-------- Supplied data --------

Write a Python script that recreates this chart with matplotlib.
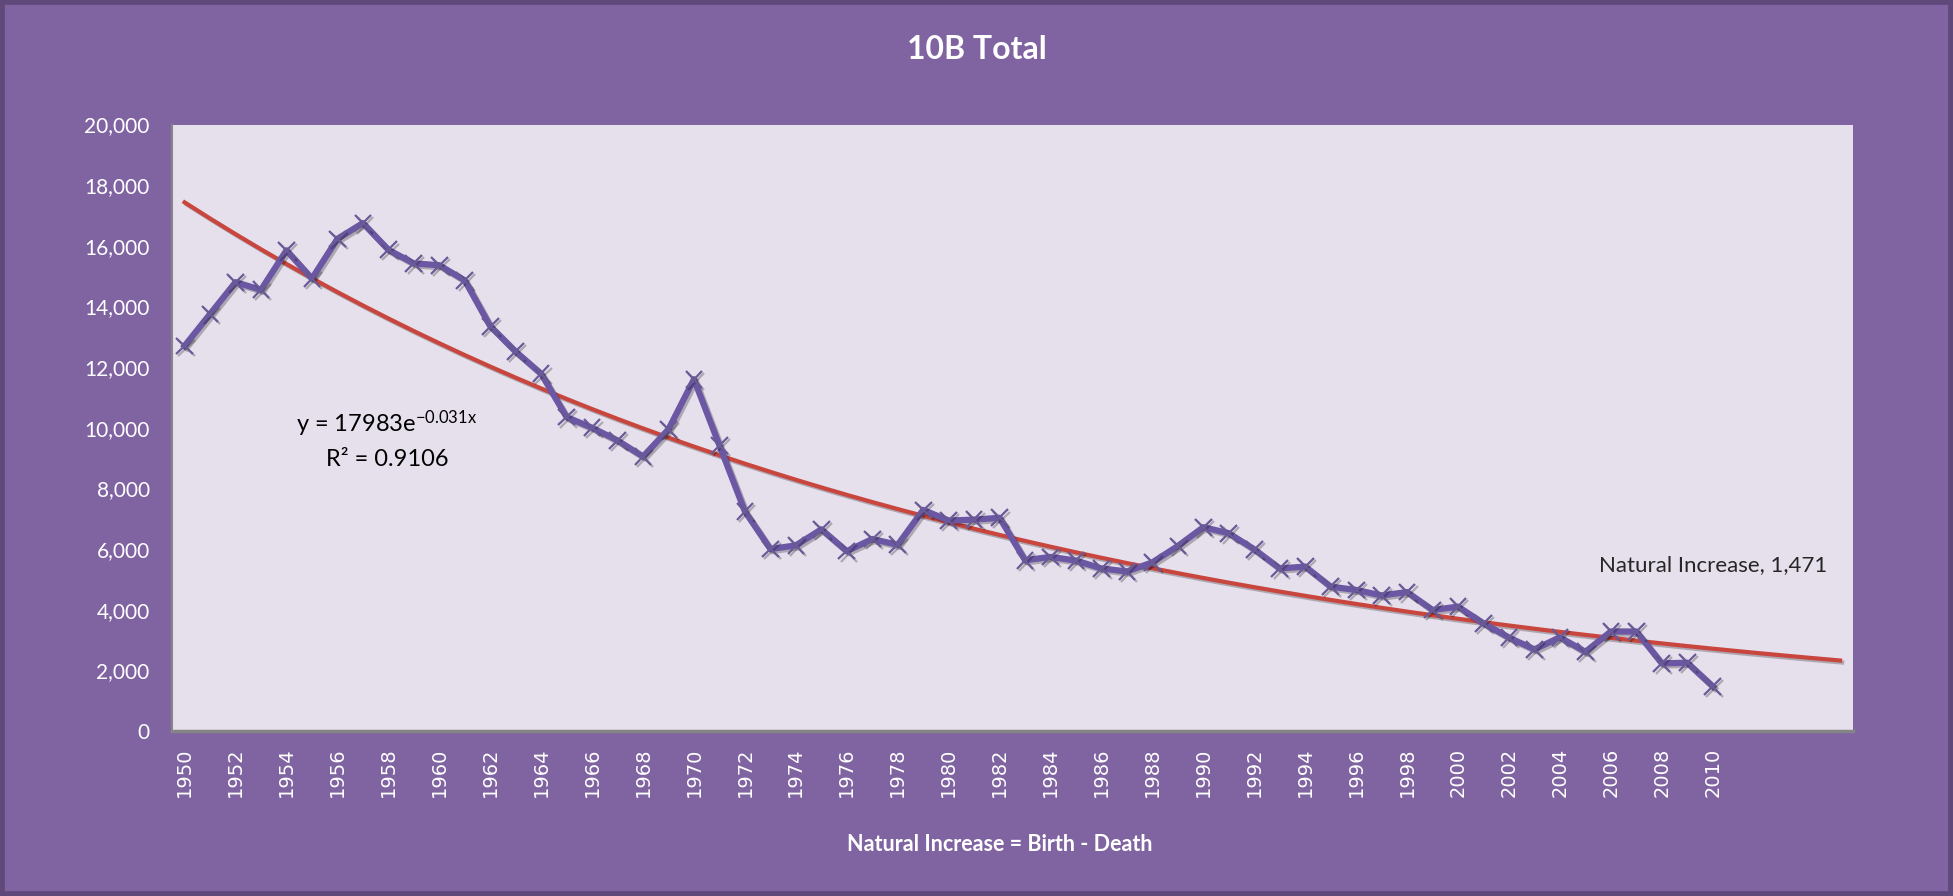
import numpy as np
import matplotlib
matplotlib.use("Agg")
import matplotlib.pyplot as plt
import matplotlib.patheffects as pe
from matplotlib.patches import Rectangle
from matplotlib.ticker import FuncFormatter

plt.rcParams['font.family'] = ['Lato', 'DejaVu Sans']
plt.rcParams['mathtext.default'] = 'regular'

# ---------------- data ----------------
years = list(range(1950, 2016))          # category axis runs to 2015
natural_increase = [
    12700, 13750, 14800, 14550, 15850, 14920, 16230, 16750, 15870, 15420,
    15360, 14860, 13350, 12510, 11780, 10350, 10000, 9580, 9050, 9950,
    11600, 9420, 7240, 6000, 6120, 6650, 5930, 6330, 6140, 7290,
    6940, 6970, 7030, 5630, 5740, 5620, 5360, 5260, 5560, 6100,
    6720, 6520, 5990, 5360, 5420, 4760, 4650, 4470, 4580, 3990,
    4100, 3550, 3080, 2690, 3090, 2610, 3280, 3280, 2230, 2250,
    1471,
]
tick_years = list(range(1950, 2011, 2))
trend_a, trend_b = 17983, -0.031          # y = 17983e^(-0.031x)

# ---------------- colours ----------------
bg_purple = '#8064A2'
frame_purple = '#5F497A'
plot_bg = '#E6E0EC'
line_col = '#6B57A3'
trend_col = '#C8463E'

fig = plt.figure(figsize=(19.53, 8.96), dpi=100, facecolor=bg_purple)
fig.patches.append(Rectangle((0, 0), 1, 1, transform=fig.transFigure,
                             fill=False, edgecolor=frame_purple, linewidth=7))
ax = fig.add_axes([0.088, 0.1842, 0.8607, 0.6768])
ax.set_facecolor(plot_bg)

idx = np.arange(len(years))
trend_x = idx + 1
trend_y = trend_a * np.exp(trend_b * trend_x)

shadow = [pe.SimpleLineShadow(offset=(1.5, -1.5), alpha=0.25), pe.Normal()]
ax.plot(idx, trend_y, color=trend_col, lw=3, zorder=2, path_effects=shadow)
ax.plot(idx[:len(natural_increase)], natural_increase, color=line_col, lw=4.5,
        marker='x', markersize=12, markeredgewidth=1.6, markeredgecolor='#6A5A98',
        zorder=3, path_effects=shadow)

ax.set_xlim(-0.5, len(years) - 0.5)
ax.set_ylim(0, 20000)
ax.set_yticks(range(0, 20001, 2000))
ax.yaxis.set_major_formatter(FuncFormatter(lambda v, p: f'{int(v):,}'))
ax.set_xticks([years.index(y) for y in tick_years])
ax.set_xticklabels([str(y) for y in tick_years], rotation=90,
                   family='DejaVu Sans', fontsize=14, color='white')
ax.tick_params(axis='x', length=0, pad=12)
ax.tick_params(axis='y', length=0, pad=16, labelsize=15, labelcolor='white')

for s in ['top', 'right']:
    ax.spines[s].set_visible(False)
ax.spines['bottom'].set_color('#858585')
ax.spines['bottom'].set_linewidth(2.5)
ax.spines['left'].set_color('#858585')
ax.spines['left'].set_linewidth(1.5)

# trendline equation
ax.text(0.128, 0.506, r'y = 17983e$^{-0.031x}$', transform=ax.transAxes,
        ha='center', va='center', fontsize=17, color='black')
ax.text(0.128, 0.448, 'R² = 0.9106', transform=ax.transAxes,
        ha='center', va='center', fontsize=17, color='black')

# data label for last point
last = len(natural_increase) - 1
ax.annotate(f'Natural Increase, {natural_increase[-1]:,}',
            xy=(last, natural_increase[-1]), xytext=(0, 87),
            textcoords='offset points', ha='center', va='center',
            fontsize=16, color='#262626')

fig.text(0.5, 0.945, '10B Total', ha='center', va='center',
         fontsize=23, fontweight='bold', color='white')
fig.text(0.512, 0.057, 'Natural Increase = Birth - Death', ha='center',
         va='center', fontsize=15.5, fontweight='bold', color='white')

fig.savefig('out.png', dpi=100, facecolor=bg_purple)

--------

Description of the task | Skip the pictures and restate exactly the lines from the beginning of the listing to the line with "trend_col = '#C8463E'", that line included.

Output of the task |
Write a Python script that recreates this chart with matplotlib.
import numpy as np
import matplotlib
matplotlib.use("Agg")
import matplotlib.pyplot as plt
import matplotlib.patheffects as pe
from matplotlib.patches import Rectangle
from matplotlib.ticker import FuncFormatter

plt.rcParams['font.family'] = ['Lato', 'DejaVu Sans']
plt.rcParams['mathtext.default'] = 'regular'

# ---------------- data ----------------
years = list(range(1950, 2016))          # category axis runs to 2015
natural_increase = [
    12700, 13750, 14800, 14550, 15850, 14920, 16230, 16750, 15870, 15420,
    15360, 14860, 13350, 12510, 11780, 10350, 10000, 9580, 9050, 9950,
    11600, 9420, 7240, 6000, 6120, 6650, 5930, 6330, 6140, 7290,
    6940, 6970, 7030, 5630, 5740, 5620, 5360, 5260, 5560, 6100,
    6720, 6520, 5990, 5360, 5420, 4760, 4650, 4470, 4580, 3990,
    4100, 3550, 3080, 2690, 3090, 2610, 3280, 3280, 2230, 2250,
    1471,
]
tick_years = list(range(1950, 2011, 2))
trend_a, trend_b = 17983, -0.031          # y = 17983e^(-0.031x)

# ---------------- colours ----------------
bg_purple = '#8064A2'
frame_purple = '#5F497A'
plot_bg = '#E6E0EC'
line_col = '#6B57A3'
trend_col = '#C8463E'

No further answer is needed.